Q: OK, and what about the doctorate?
A: I came to higher education with a certain view about work. I mean, I was used to having a 90-hour work week, so balancing my work as a professor with my studies as a doctoral student was something I felt comfortable doing. I would be up at two in the morning grading papers or writing my own papers. It helped too that my program was at Capella University because I like being an on-line learner.
Q: And you graduated last year with a doctorate in Business Administration.
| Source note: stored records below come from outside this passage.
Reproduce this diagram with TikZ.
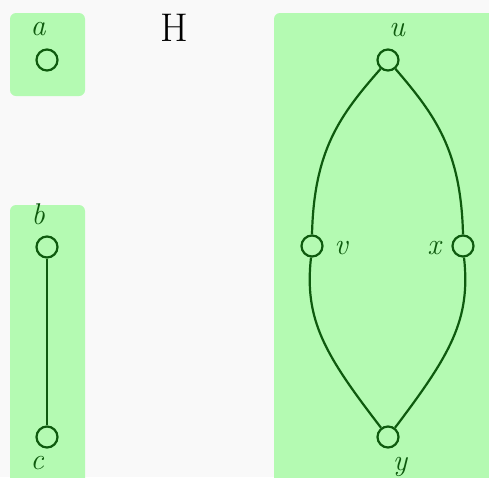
\documentclass[tikz,border=0pt]{standalone}
\usepackage{fontspec}
\begin{document}
\begin{tikzpicture}[x=1pt,y=-1pt,
  grp/.style={fill=grpfill,draw=none,rounded corners=6pt},
  vtx/.style={circle,draw=edgecol,line width=2.2pt,minimum size=21pt,inner sep=0pt,fill=none},
  lbl/.style={text=edgecol,font=\fontsize{30}{34}\selectfont\itshape,inner sep=0pt},
  edg/.style={draw=edgecol,line width=2.2pt}]
\definecolor{grpfill}{HTML}{B4FAB2}
\definecolor{edgecol}{HTML}{0E5A0E}
\definecolor{bgcol}{HTML}{F9F9F9}
\fill[bgcol] (0,0) rectangle (489,477);
\useasboundingbox (0,0) rectangle (489,477);
\path[grp] (10,13) rectangle (85,96);
\path[grp] (10,205) rectangle (85,490);
\path[grp] (274,13) rectangle (500,490);
\node[font=\fontsize{40}{44}\selectfont,inner sep=0pt] (H) at (174,28) {H};
\node[vtx] (a) at (47,60) {};
\node[vtx] (b) at (47,247) {};
\node[vtx] (c) at (47,437) {};
\node[vtx] (u) at (388,60) {};
\node[vtx] (v) at (312,246) {};
\node[vtx] (x) at (463,246) {};
\node[vtx] (y) at (388,437) {};
\node[lbl] (la) at (38,29) {a};
\node[lbl] (lb) at (38,214) {b};
\node[lbl] (lc) at (37,463) {c};
\node[lbl] (lu) at (397,30) {u};
\node[lbl] (lv) at (341,248) {v};
\node[lbl] (lx) at (434,248) {x};
\node[lbl] (ly) at (400,467) {y};
\draw[edg] (b) -- (c);
\draw[edg] (u.-130) .. controls (340,115) and (314,150) .. (v.north);
\draw[edg] (u.-50) .. controls (435,115) and (461,150) .. (x.north);
\draw[edg] (v.-95) .. controls (304,320) and (325,355) .. (y.127);
\draw[edg] (x.-85) .. controls (471,320) and (450,355) .. (y.53);
\end{tikzpicture}
\end{document}
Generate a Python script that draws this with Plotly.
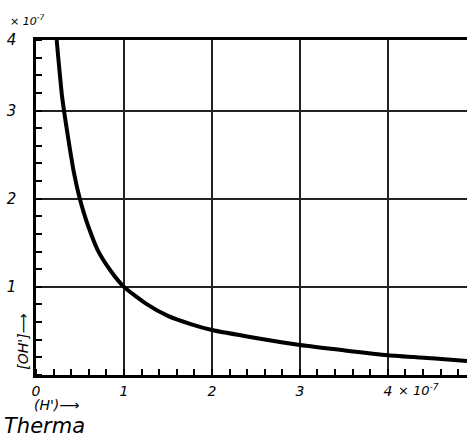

A: Yes, in August of 2014. What I gained from the doctorate is confidence in my abilities to do research, and that has helped me immeasurably with my teaching.
Q: How so?
A: Well, I really came to appreciate the value of research. Let’s say my students are studying sustainability in the industry or as a case study for a specific company. All of us are working together to gather information and share ideas. The ideas come from all different perspectives. I mean, that’s what I love about Union—the wide variety of students we have. They possess the full gamut of skills and interests, whether it’s for tourism or hotel management or business in general. Some, when they graduate, are going directly into hotels as line employees. Others will go very far as managers and general managers. Our students are just amazing. They’re the reason I’m here at Union County College. Helping them learn is my true calling in life.